* _Task to complete_:
Go through the data and copy every line exactly, but not the images.

════

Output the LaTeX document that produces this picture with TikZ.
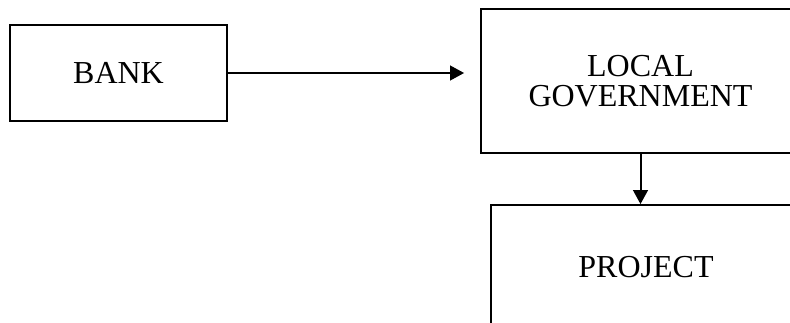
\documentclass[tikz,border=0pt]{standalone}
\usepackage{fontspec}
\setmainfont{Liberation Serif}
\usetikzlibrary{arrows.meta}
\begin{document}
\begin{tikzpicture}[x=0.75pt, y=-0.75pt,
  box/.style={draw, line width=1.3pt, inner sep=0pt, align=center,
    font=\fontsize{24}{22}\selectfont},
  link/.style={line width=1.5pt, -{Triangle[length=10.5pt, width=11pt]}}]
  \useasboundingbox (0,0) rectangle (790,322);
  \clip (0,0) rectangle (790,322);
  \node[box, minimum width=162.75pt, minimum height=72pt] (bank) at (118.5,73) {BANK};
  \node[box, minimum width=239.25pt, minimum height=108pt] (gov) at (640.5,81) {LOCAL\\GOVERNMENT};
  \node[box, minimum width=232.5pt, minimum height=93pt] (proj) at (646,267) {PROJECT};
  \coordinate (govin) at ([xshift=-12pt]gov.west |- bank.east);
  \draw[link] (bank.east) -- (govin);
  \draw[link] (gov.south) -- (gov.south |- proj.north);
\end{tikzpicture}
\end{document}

════

* _Problem solution_:
Output the LaTeX document that produces this picture with TikZ.
\documentclass[tikz,border=0pt]{standalone}
\usepackage{fontspec}
\setmainfont{Liberation Serif}
\usetikzlibrary{arrows.meta}
\begin{document}
\begin{tikzpicture}[x=0.75pt, y=-0.75pt,
  box/.style={draw, line width=1.3pt, inner sep=0pt, align=center,
    font=\fontsize{24}{22}\selectfont},
  link/.style={line width=1.5pt, -{Triangle[length=10.5pt, width=11pt]}}]
  \useasboundingbox (0,0) rectangle (790,322);
  \clip (0,0) rectangle (790,322);
  \node[box, minimum width=162.75pt, minimum height=72pt] (bank) at (118.5,73) {BANK};
  \node[box, minimum width=239.25pt, minimum height=108pt] (gov) at (640.5,81) {LOCAL\\GOVERNMENT};
  \node[box, minimum width=232.5pt, minimum height=93pt] (proj) at (646,267) {PROJECT};
  \coordinate (govin) at ([xshift=-12pt]gov.west |- bank.east);
  \draw[link] (bank.east) -- (govin);
  \draw[link] (gov.south) -- (gov.south |- proj.north);
\end{tikzpicture}
\end{document}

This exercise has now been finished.